Bernadine Evaristo’s Mr Loverman

Bernadine Evaristo, Mr Loverman (Penguin 2013)

Bernadine Evaristo won the 2019 Booker Prize for her novel Girl, Woman, Other. Mr Loverman doesn’t have such a weighty status, but it’s wonderful. The narrator, Barrington Jedidiah Walker is seventy-four (same age as me, which may be why the book was insistently recommended to me), living unhappily married in London. It’s 2010 and he has been in love with his friend Morris since they were children, and having an active, clandestine sexual relationship with him.

He’s a great character, and the story of his coming out – a term he dislikes – is told with enormous charm and energy, in language inflected with the rhythms of his native Antigua and filled with sparkling wordplay.

While our sympathies are firmly with Barry, the book doesn’t let us forget how badly his deception has affected his wife and daughters. The ending is almost Shakespearean in the way it ties off everything in neat bows. Speaking of Shakespeare, the largely self-educated Barry loves to quote the Bard, to terrific effect and in my case a serendipitous similarity to the last novel I read, also by an English of African heritage.

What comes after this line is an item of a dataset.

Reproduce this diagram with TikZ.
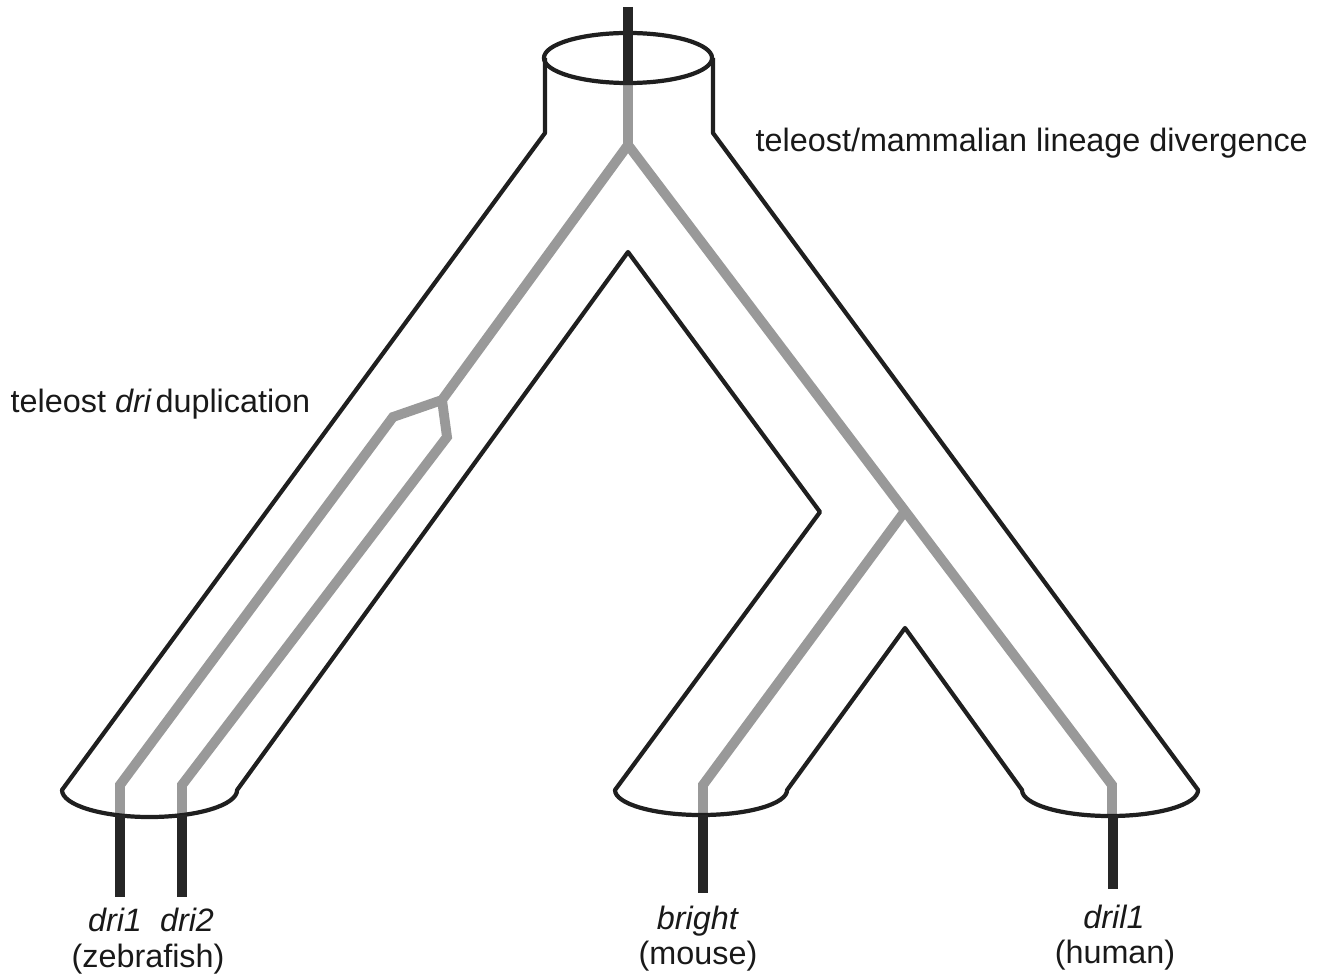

No reflection on the books, but my blog posts for the next couple of weeks will be short and – hopefully – to the point. I don’t imagine an explanation is needed but it’s summer-time, my extended family are in Christmas–New Year mode, the Emerging Artist and I will soon be crossing state borders to spend a couple of weeks away, and on top of all that I’ve got a very painful hamstring (don’t ask!) and a non-Covid coronavirus infection.